I don’t know about you but when Spring rounds the corner I get a bounce in my step and bring out the proverbial Marigolds. Proverbial because I’m not exactly a goddess of domesticity and because, for me, spring cleaning is as much about embracing new ideas and decluttering my inbox as it is about literally clearing out my wardrobe.

This got me thinking about whether we could embrace a spring cleaning mentality in our individual charities. What is our equivalent of getting rid of that old jumper we know we’ll never wear again but hold onto anyway?

I suspect many organisations cling to an old project or product  because they’ve always done it and haven’t recently checked if it still serves a purpose. At NPC, for example, we produced a printed newsletter for longer than we should have because we liked the idea of having hard copies and had a well-oiled production cycle in place.

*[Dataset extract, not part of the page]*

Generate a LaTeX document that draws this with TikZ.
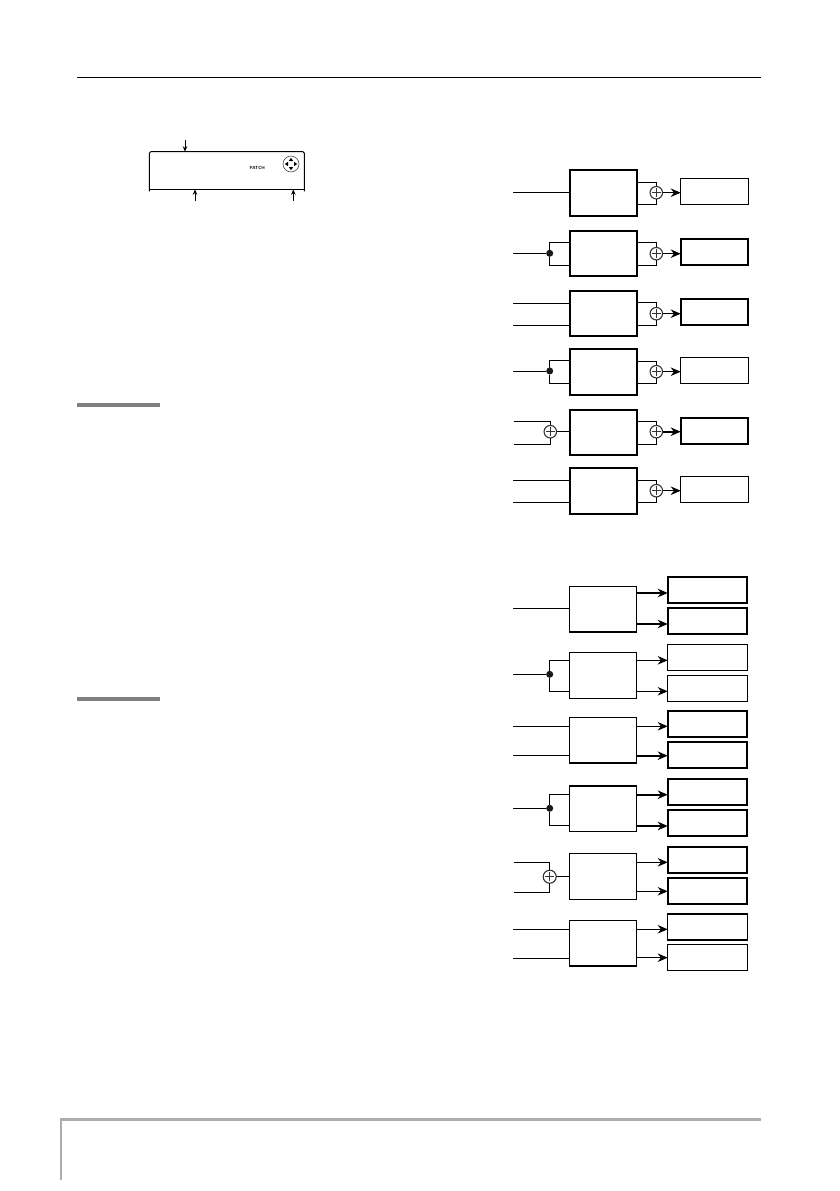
\documentclass[tikz,border=0pt]{standalone}
\usepackage{tikz}
\usetikzlibrary{positioning,arrows.meta}

\begin{document}
\begin{tikzpicture}[
  x=1pt, y=-1pt,
  fxbox/.style={draw, inner sep=0, outer sep=0, line width=1.8, minimum width=67.6, minimum height=45.7},
  fxboxlow/.style={fxbox, line width=1.3},
  outbox/.style={draw, inner sep=0, outer sep=0, line width=1.4, minimum width=67.6, minimum height=26},
  outboxheavy/.style={outbox, line width=2},
  sendbox/.style={outbox, minimum width=79.6},
  sendboxheavy/.style={sendbox, line width=2},
  sum/.style={circle, draw=black!80, fill=white, line width=1.1, inner sep=0, outer sep=0, minimum size=12.5,
    path picture={\draw[line width=1]
      ([yshift=-2]path picture bounding box.north) -- ([yshift=2]path picture bounding box.south)
      ([xshift=2]path picture bounding box.west) -- ([xshift=-2]path picture bounding box.east);}},
  dot/.style={circle, fill=black!90, inner sep=0, outer sep=0, minimum size=7},
  line/.style={line width=0.95},
  arrow/.style={-{Stealth[length=10, width=8.5]}, line width=0.95},
  thickarrow/.style={arrow, line width=1.8},
  tagarrow/.style={-{Stealth[length=5.5, width=4.5]}, line width=0.8},
  rulebar/.style={fill=black!50, draw=none}
]
\useasboundingbox (0,0) rectangle (839,1191);

% page furniture
\draw[line width=1.1] (77,77.3) -- (761,77.3);
\fill[rulebar] (77,403) rectangle (160,407);
\fill[rulebar] (77,697) rectangle (160,701);
\fill[black!32] (60,1118) rectangle (761,1121);
\fill[black!32] (60,1118) rectangle (62,1180);

% display
\node[inner sep=0, outer sep=0, minimum width=155, minimum height=37.6] (display) at (226.8,170.5) {};
\draw[line width=1, rounded corners=1.5] ([yshift=-2]display.south west) -- (display.north west)
  -- (display.north east) -- ([yshift=-2]display.south east);
\draw[line width=1] (display.south west) -- (display.south east);
\node[font=\sffamily\bfseries\fontsize{4.4}{4.4}\selectfont, inner sep=0] (patch) at (257.3,168.3) {PATCH};
\node[circle, draw=black!70, line width=0.6, inner sep=0, minimum size=16] (cursor) at (291,164) {};
\fill (291,157.8) -- (288.8,161) -- (293.2,161) -- cycle;
\fill (291,170.2) -- (288.8,167) -- (293.2,167) -- cycle;
\fill (284.8,164) -- (288,161.8) -- (288,166.2) -- cycle;
\fill (297.2,164) -- (294,161.8) -- (294,166.2) -- cycle;

\coordinate (tagtop) at (185,140);
\coordinate (tagleft) at (195,201);
\coordinate (tagright) at (293.3,201);
\draw[tagarrow] (tagtop) -- (tagtop |- display.north);
\draw[tagarrow] (tagleft) -- (tagleft |- display.south);
\draw[tagarrow] (tagright) -- (tagright |- display.south);

% upper column
\node[fxbox] (fx1) at (603.5,193.2) {};
\node[fxbox] (fx2) at (603.5,253.5) {};
\node[fxbox] (fx3) at (603.5,313.5) {};
\node[fxbox] (fx4) at (603.5,372.2) {};
\node[fxbox] (fx5) at (603.5,432.5) {};
\node[fxbox] (fx6) at (603.5,491.2) {};

\node[outbox] (out1) at (714.5,191.3) {};
\node[outboxheavy] (out2) at (714.5,252) {};
\node[outboxheavy] (out3) at (714.5,311.8) {};
\node[outbox] (out4) at (714.5,370.3) {};
\node[outboxheavy] (out5) at (714.5,430.7) {};
\node[outbox] (out6) at (714.5,489.3) {};

\node[sum] (sum1) at (656.3,192.7) {};
\node[sum] (sum2) at (656.3,253.7) {};
\node[sum] (sum3) at (656.3,313.7) {};
\node[sum] (sum4) at (656.3,371.7) {};
\node[sum] (sum5) at (656.3,431.7) {};
\node[sum] (sum6) at (656.3,490.7) {};

\node[dot] (dot2) at (549.7,253.3) {};
\node[dot] (dot4) at (549.7,371) {};
\node[sum] (mix5) at (550.3,431.7) {};

\coordinate (in1) at (513,192.5);
\coordinate (in2) at (513,253.3);
\coordinate (in3a) at (513,303.3);
\coordinate (in3b) at (513,325.3);
\coordinate (in4) at (513,371);
\coordinate (in5a) at (514.3,421);
\coordinate (in5b) at (514.3,444.3);
\coordinate (in6a) at (513,480.3);
\coordinate (in6b) at (513,502.3);

\draw[line] (in1) -- (in1 -| fx1.west);
\draw[line] (in2) -- (dot2);
\draw[line] (dot2.north) |- (fx2.west |- 0,242.3);
\draw[line] (dot2.south) |- (fx2.west |- 0,265.3);
\draw[line] (in3a) -- (in3a -| fx3.west);
\draw[line] (in3b) -- (in3b -| fx3.west);
\draw[line] (in4) -- (dot4);
\draw[line] (dot4.north) |- (fx4.west |- 0,360.3);
\draw[line] (dot4.south) |- (fx4.west |- 0,383.3);
\draw[line] (in5a) -| (mix5.north);
\draw[line] (in5b) -| (mix5.south);
\draw[line] (mix5) -- (mix5 -| fx5.west);
\draw[line] (in6a) -- (in6a -| fx6.west);
\draw[line] (in6b) -- (in6b -| fx6.west);

\draw[line] (fx1.east |- 0,182.3) -| (sum1.north);
\draw[line] (fx1.east |- 0,204.3) -| (sum1.south);
\draw[line] (fx2.east |- 0,242.3) -| (sum2.north);
\draw[line] (fx2.east |- 0,265.3) -| (sum2.south);
\draw[line] (fx3.east |- 0,302.3) -| (sum3.north);
\draw[line] (fx3.east |- 0,325) -| (sum3.south);
\draw[line] (fx4.east |- 0,361.3) -| (sum4.north);
\draw[line] (fx4.east |- 0,383.3) -| (sum4.south);
\draw[line] (fx5.east |- 0,421.3) -| (sum5.north);
\draw[line] (fx5.east |- 0,444.3) -| (sum5.south);
\draw[line] (fx6.east |- 0,480.3) -| (sum6.north);
\draw[line] (fx6.east |- 0,502.3) -| (sum6.south);

\draw[arrow] (sum1.east) -- (sum1.east -| out1.west);
\draw[arrow] (sum2.east) -- (sum2.east -| out2.west);
\draw[arrow] (sum3.east) -- (sum3.east -| out3.west);
\draw[arrow] (sum4.east) -- (sum4.east -| out4.west);
\draw[thickarrow] (sum5.east) -- (sum5.east -| out5.west);
\draw[arrow] (sum6.east) -- (sum6.east -| out6.west);

% lower column
\node[fxboxlow] (fx7) at (603,609.2) {};
\node[fxboxlow] (fx8) at (603,675.5) {};
\node[fxboxlow] (fx9) at (603,740.2) {};
\node[fxboxlow] (fx10) at (603,808.8) {};
\node[fxboxlow] (fx11) at (603,876.5) {};
\node[fxboxlow] (fx12) at (603,943.2) {};

\node[sendboxheavy] (send7a) at (707.5,590.3) {};
\node[sendboxheavy] (send7b) at (707.5,621.3) {};
\node[sendbox] (send8a) at (707.5,657.5) {};
\node[sendbox] (send8b) at (707.5,688.5) {};
\node[sendboxheavy] (send9a) at (707.5,723.8) {};
\node[sendboxheavy] (send9b) at (707.5,754.8) {};
\node[sendboxheavy] (send10a) at (707.5,792.2) {};
\node[sendboxheavy] (send10b) at (707.5,823) {};
\node[sendboxheavy] (send11a) at (707.5,860) {};
\node[sendboxheavy] (send11b) at (707.5,891) {};
\node[sendbox] (send12a) at (707.5,926.8) {};
\node[sendbox] (send12b) at (707.5,957.7) {};

\node[dot] (dot8) at (549.7,674.3) {};
\node[dot] (dot10) at (549.7,808.3) {};
\node[sum, minimum size=13] (mix11) at (549.7,876.7) {};

\coordinate (in7) at (513,608.3);
\coordinate (in8) at (513,674.3);
\coordinate (in9a) at (513,726.3);
\coordinate (in9b) at (513,755.3);
\coordinate (in10) at (513,808.3);
\coordinate (in11a) at (514,862.3);
\coordinate (in11b) at (514,892.3);
\coordinate (in12a) at (513,929.3);
\coordinate (in12b) at (513,958.3);

\draw[line] (in7) -- (in7 -| fx7.west);
\draw[line] (in8) -- (dot8);
\draw[line] (dot8.north) |- (fx8.west |- 0,660.3);
\draw[line] (dot8.south) |- (fx8.west |- 0,691.3);
\draw[line] (in9a) -- (in9a -| fx9.west);
\draw[line] (in9b) -- (in9b -| fx9.west);
\draw[line] (in10) -- (dot10);
\draw[line] (dot10.north) |- (fx10.west |- 0,794.3);
\draw[line] (dot10.south) |- (fx10.west |- 0,825.3);
\draw[line] (in11a) -| (mix11.north);
\draw[line] (in11b) -| (mix11.south);
\draw[line] (mix11) -- (mix11 -| fx11.west);
\draw[line] (in12a) -- (in12a -| fx12.west);
\draw[line] (in12b) -- (in12b -| fx12.west);

\draw[thickarrow] (fx7.east |- 0,593) -- (send7a.west |- 0,593);
\draw[thickarrow] (fx7.east |- 0,624) -- (send7b.west |- 0,624);
\draw[arrow] (fx8.east |- 0,660.3) -- (send8a.west |- 0,660.3);
\draw[arrow] (fx8.east |- 0,691.3) -- (send8b.west |- 0,691.3);
\draw[arrow] (fx9.east |- 0,726.3) -- (send9a.west |- 0,726.3);
\draw[thickarrow] (fx9.east |- 0,755.7) -- (send9b.west |- 0,755.7);
\draw[thickarrow] (fx10.east |- 0,794.7) -- (send10a.west |- 0,794.7);
\draw[thickarrow] (fx10.east |- 0,826) -- (send10b.west |- 0,826);
\draw[arrow] (fx11.east |- 0,862.3) -- (send11a.west |- 0,862.3);
\draw[arrow] (fx11.east |- 0,891.3) -- (send11b.west |- 0,891.3);
\draw[arrow] (fx12.east |- 0,929.3) -- (send12a.west |- 0,929.3);
\draw[arrow] (fx12.east |- 0,957.7) -- (send12b.west |- 0,957.7);

\end{tikzpicture}
\end{document}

When we looked at things more clearly it was obvious that online newsletters would be much cheaper and easier to produce than the old paper version, not to mention more useful for our supporters because they received them more frequently and could choose where and how to read them. In theory, this has also freed up time for other activities, such as engaging with audiences on social media channels. (In practice, I’m sure we’ve accumulated new versions of that old jumper… and need to take a step back to free up some more “shelf space” again.)

What is the charity equivalent of throwing open the windows to let fresh air in, I wonder? Perhaps it is about getting new thinking flowing in your organisation. For some, this might be achieved by developing a theory of change for your work. Another way to shake things up is through futures thinking, something we recently had a lot of fun doing for the Commission on the Voluntary Sector & Ageing. We discovered that reflecting on external trends and future challenges and opportunities can stimulate radical thinking about how to adapt to changes, such as an ageing society, whilst putting your current activities into perspective too.

I imagine many organisations could also do with some sprucing up at board level. As a trustee myself I know how easy it is to get into a group thinking rut. As we hear at NPC’s workshops with trustees, a  governance review can be very helpful indeed, as can imposing set terms of office for board members.

Spring cleaning is traditionally an opportunity to make our homes clean, happy and efficient spaces—but why not extend this attitude to your professional life too. What would your organisation get rid of it was embarking on a spring clean?